The club had tightened entry rules, making it membership card only, after a spate of incidents including pick-pocketing, ‘date-rape’ drugs being slipped into drinks, a knife attack and foreign men harassing women on the dance floor.
The asylum seeker assaulted the woman at the club after pushing her into a toilet cubicle and putting a pair of scissors to her neck. She was only rescued when another woman entered the toilets, heard the assault and called the police.
At the beginning of his trial the other day, he confessed to another attack on a 55-year-old woman in a car park in the nearby town of Bad Krozingen.
He had run after her shouting: ‘Hey you, I want love.’ Then, as she tried to escape, he caught her and attempted to rape her, stealing ten euros from her backpack and choking her so badly she nearly died.
The court was told both women’s lives had been changed forever.
In another incident in Freiburg, last October, 17 men said to be of African appearance surrounded two women, aged 21 and 29, not far from the city centre.
They groped their genitals, breasts and tried to kiss them. When a passer-by intervened, he was beaten up by the gang, who included failed asylum seekers from the Gambia.

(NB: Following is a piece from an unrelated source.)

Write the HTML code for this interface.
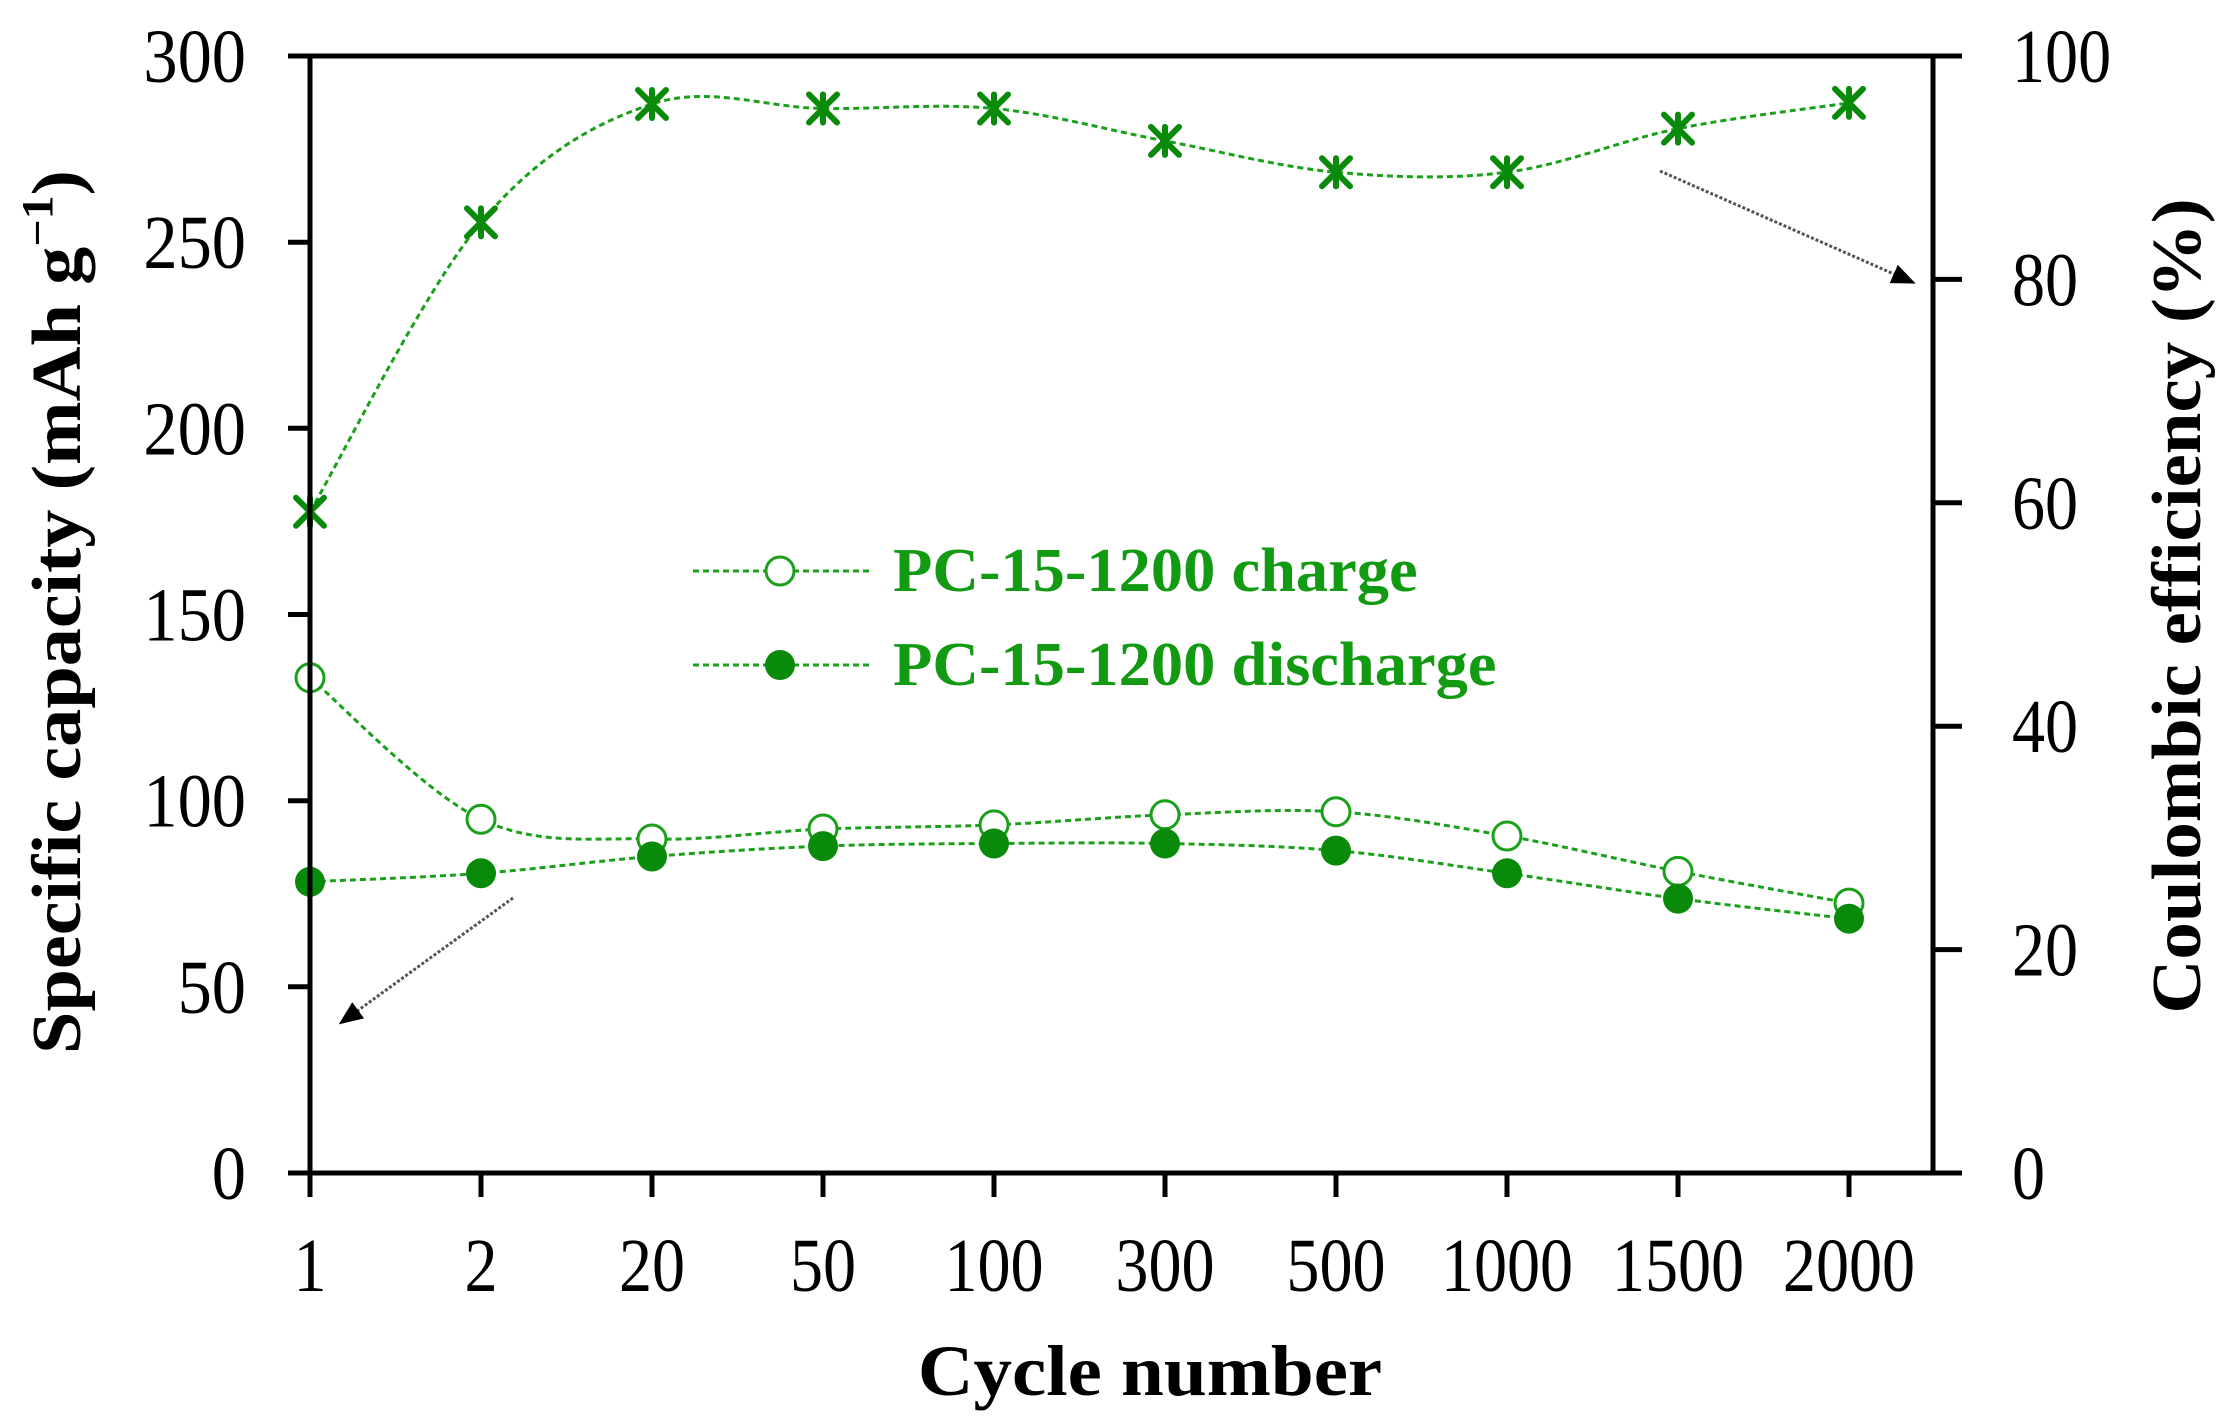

Incidents like this are setting nerves on edge. Khavari, accused of killing Maria, an EU official’s daughter, appears in tune with the modern Western world. On his Facebook page, he has a photo of himself in a black baseball cap. In another he has dyed hair and looks the epitome of rapper chic.
He was living with foster parents, who had no idea of his real age or background, at a house on the edge of the Black Forest, close to the spot of Maria’s murder.
Police say he was in central Freiburg earlier that night and took a tram from the stop adjoining the railway station for a 15-minute ride towards the river where she died. A strand of his dyed hair was found on a bush nearby and DNA is said to prove he had been at the scene.
Understandably, young migrants in Freiburg feel the killing has given them a bad name. They have noticed a shift in attitudes towards them, particularly among women, who eye them warily on the streets.